编号:C38·2140730·1097
作者:【英】格雷厄姆·格林 著
出版:上海译文出版社
版本:2014年01月第1版
定价:51.00元亚马逊38.40元
ISBN:9787532763320
页数:359页

1904-1991,格雷厄姆·格林的生卒之年只用一个“-”隔开,而其实他的一生并非可以用一个简单的符号连接,二战伦敦空袭、战后原殖民地独立浪潮、中东战争、地区冲突,他经历了许多,而在这危险的人生过程中,他的“逃避之路”却处处充满恶,暴力、犯罪、背叛、堕落比比皆是,人物卑琐、绝望至极点,可是污泥中却能绽放人性的光彩。

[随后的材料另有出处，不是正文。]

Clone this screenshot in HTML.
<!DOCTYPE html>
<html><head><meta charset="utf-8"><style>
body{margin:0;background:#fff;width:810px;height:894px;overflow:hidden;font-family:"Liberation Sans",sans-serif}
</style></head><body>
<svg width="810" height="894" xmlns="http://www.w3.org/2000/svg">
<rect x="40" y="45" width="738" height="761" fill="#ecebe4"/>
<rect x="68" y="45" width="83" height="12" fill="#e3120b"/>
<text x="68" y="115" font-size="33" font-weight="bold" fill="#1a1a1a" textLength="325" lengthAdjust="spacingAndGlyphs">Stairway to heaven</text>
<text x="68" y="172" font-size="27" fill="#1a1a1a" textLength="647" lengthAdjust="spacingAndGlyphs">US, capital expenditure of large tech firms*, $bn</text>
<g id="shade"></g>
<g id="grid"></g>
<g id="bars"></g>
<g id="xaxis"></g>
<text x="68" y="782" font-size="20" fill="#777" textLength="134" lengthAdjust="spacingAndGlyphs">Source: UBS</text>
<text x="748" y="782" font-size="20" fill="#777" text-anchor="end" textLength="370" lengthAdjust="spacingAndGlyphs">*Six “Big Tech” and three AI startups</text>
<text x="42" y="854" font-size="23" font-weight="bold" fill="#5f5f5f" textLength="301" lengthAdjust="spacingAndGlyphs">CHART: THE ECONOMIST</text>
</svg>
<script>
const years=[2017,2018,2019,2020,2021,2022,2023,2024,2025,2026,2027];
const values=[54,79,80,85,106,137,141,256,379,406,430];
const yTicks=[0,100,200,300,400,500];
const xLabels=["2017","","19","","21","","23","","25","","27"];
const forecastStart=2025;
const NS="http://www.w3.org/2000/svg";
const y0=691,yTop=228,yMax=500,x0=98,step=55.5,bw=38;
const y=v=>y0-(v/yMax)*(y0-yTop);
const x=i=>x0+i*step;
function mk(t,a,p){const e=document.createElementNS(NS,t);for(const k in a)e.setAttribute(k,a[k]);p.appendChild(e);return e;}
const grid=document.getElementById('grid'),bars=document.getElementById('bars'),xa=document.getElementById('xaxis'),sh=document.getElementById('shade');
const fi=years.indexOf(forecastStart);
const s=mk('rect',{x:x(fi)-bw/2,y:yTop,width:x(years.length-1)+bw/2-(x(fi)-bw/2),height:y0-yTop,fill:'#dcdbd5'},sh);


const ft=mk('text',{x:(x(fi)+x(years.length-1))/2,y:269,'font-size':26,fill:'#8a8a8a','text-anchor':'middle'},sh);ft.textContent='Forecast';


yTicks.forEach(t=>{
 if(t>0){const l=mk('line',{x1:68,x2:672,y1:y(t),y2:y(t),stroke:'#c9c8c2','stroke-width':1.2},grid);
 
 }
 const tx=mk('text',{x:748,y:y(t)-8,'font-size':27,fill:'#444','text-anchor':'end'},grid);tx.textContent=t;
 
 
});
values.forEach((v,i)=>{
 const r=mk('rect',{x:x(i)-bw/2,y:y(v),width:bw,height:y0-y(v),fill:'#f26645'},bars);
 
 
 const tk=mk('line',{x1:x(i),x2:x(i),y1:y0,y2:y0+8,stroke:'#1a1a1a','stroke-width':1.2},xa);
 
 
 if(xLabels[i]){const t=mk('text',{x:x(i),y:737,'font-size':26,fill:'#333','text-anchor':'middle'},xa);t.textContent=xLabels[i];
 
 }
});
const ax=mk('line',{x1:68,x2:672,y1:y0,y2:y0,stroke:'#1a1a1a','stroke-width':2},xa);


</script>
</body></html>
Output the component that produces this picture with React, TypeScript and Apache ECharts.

这正像他自己,在最危险、最动荡的地方,寻找一种死亡逼近的悲剧意义,他曾经在奠边府战役前夕在危如累卵的法国军营里呆了一整天(此后不久奠边府即被炮火吞没,法军全军覆没),曾经在中东战争时期的苏伊士运河沿岸意外遭受炮击,整整四小时伏在沙地上一动不动,听着暴风骤雨般的炮弹从头顶划过,在身后爆炸。二战期间,他担任英国情报机构的特工人员,在西非塞拉利昂从事反间谍工作整整两年。对于他来说,或者在悲剧中体会生命,在恶的世界里接近善。


《逃避之路》:你怎么看待自己

这本书不是自画像。我把这样一幅肖像留给我的朋友和敌人。不过,我的确发现自己许多年来—直在寻找某个自称为格雷厄姆·格林的人。
——《尾声》

格雷厄姆·格林的名字写在封面上,一个签名、一张照片,使他成为作者,而从序言开始,格雷厄姆·格林被包裹在一本359页的小说中,他是记者,他是特工,他是战士,他是共产党员,他是被一个叫格雷厄姆·格林写进小说中的人物,可是一本书并不能合上一个从25岁到75岁的人虚构的一生,不管是活着的作者,还是虚构的人物,当《尾声》里的“那个人”突然出现的时候,一个自画像便成为了“他者”,爱德华·托马斯的《诗集》里分明写出了这样一个和自己有关的“那个人”,他是在路上的旅者,他停留在这家客栈或那个旅馆,但是当巧遇那个跟他一模一样的人的踪迹的时候,“那个人”却总是沿着同一条道路“先他而去”——“总在前面”的相遇其实是错失,是陌生,是生疏,尽管在“是啊,我就是我”的启示下去追赶这和自己一样的人,但是:

赶上他时,
做些什么?我不做什么;我追赶
是为了证明我们一模一样,如果真是相像
那就留心观看,直至我熟悉自己的模样。

“尾声”的那个人在诗歌结尾的时候,变成了“他走了:我尾随:绝不停步/直到他打住,那么我也打住。”打住是在同一节奏中保持距离,是在相同的方向上看见背影,但是当诗歌过去四分之一的世纪之后,“那个人”却并不在自己的道路上打住,他叫格雷厄姆·格林——仅仅是在使用这个没有版权的姓名,没有签名,没有照片,只有讹诈的小案件,只有和女人的神秘电话,只有入狱之后公布的那封信,只是在这个也是“专业作家”的故事里,他把自己的经历当成了小说的一部分,被捕、漫游,以及写作和销声匿迹,而尾随的我终于在“打住”的现实中中和“那个人”保持足够的距离,“自称格雷厄姆·格林的人,也许他是某个约翰·斯金纳,一个臭名昭著的越狱犯;或者根据印度警方的情报,他的名字荒谬地叫作梅雷迪思·德瓦格。”甚至最后圣地亚哥的报纸宣布,智利总统阿连德“被一个骗子骗了”的时候,我才知道我绕不过的并不是爱德华·托马斯《诗集》里的“那个人”,也不是拥有没有版权的格雷厄姆·格林的陌生人,而是一种形而上学的疑惑:我是否一直是个骗子?我是“那个人”吗?我是纳金斯吗?我是否甚至可能是梅雷迪思·德瓦格?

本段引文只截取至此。